Thanks for the compliment,

I'm sure the HG were amatuerish to start with. I can remember my dad coming home from a parade and going on about how he'd found some of them practising bayonet fighting with bare bayonets. Apparently he'd told them in soldiers' language that even the regular army didn't do that!

You mention women in the Home Guard, and I think I've heard about that before, but don't know where they served. Do you know any details?

Peter

Peter
Although women had been unofficially helping out in the Home Guard virtually since its inception, from April 20th 1943 a limited number of women were formally accepted for a range of duties including driving, operating telephones and clerical duties. The only uniform issued to the Home Guard Women's Auxiliary sections (as they were known) appears to have been a plastic badge!

regards
Ian

P.S. Was your Dad in the local Home Guard? I am intrigued by his slight sympathy for the german aircrew - it sounds like an attitude stemming from WW1, when many Tommies seemed to have hated the War itself rather than the Germans? My Grandfather was in palestine in WW1 but he died before I was born.

Offline peterchall

  • Established Member
  • *****
  • Posts: 3620
  • Appreciation 166
  • 25.06.1929 - 12.03.2016
Re: Home Life in WW2
« Reply #31 on: January 13, 2010, 22:14:44 »
Those rumours were early in the war. I'm not saying our government started them, but they probably wouldn't discourage them because if the public thinks the enemy is a 'bad guy', so much the better.

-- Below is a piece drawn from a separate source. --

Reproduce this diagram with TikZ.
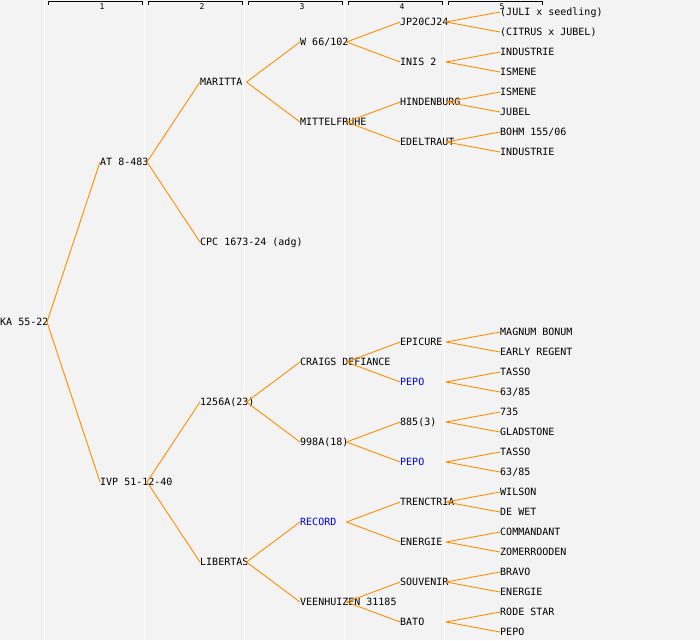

Until late August 1940 Hitler hoped to make peace with Britain, which is why only military objectives were bombed up to that point. So, while it was always possible that there were 'rogue' troops, I don't think that would have been officially approved. Some time about mid-war some captured British Commandos were shackled and badly treated, and in response a number of German POWs were put into chains and Germany was notified. So armies are generally restrained from ill-treating prisoners because of the possibility of retaliation, and soldiers who do commit atrocities are usually unpopular with their comrades for that reason. At least, as you say, those Canadians were Court-Martialled.

Fighting between the Germans and Russians was different - it was savage on both sides. I believe one reason was that Russia was not party to the Geneva Convention. When the Japanese ill-treated their prisoners they had no fear about retaliation because there were literally no Japanese POWs in Allied hands. I think it was General Slim, our CO in Burma, who said "we hear much about soldiers who fight to the last bullet and the last man, but the Japanese soldier is the only one to do so as a matter of routine".

So to come back to my personal memories, I do remember the news bulletins of how our prisoners were being treated by the Japanese, and how horrified we were, and I wonder now if it was good policy by the government to make a lot of this; did they think of the effect on the prisoners' relatives?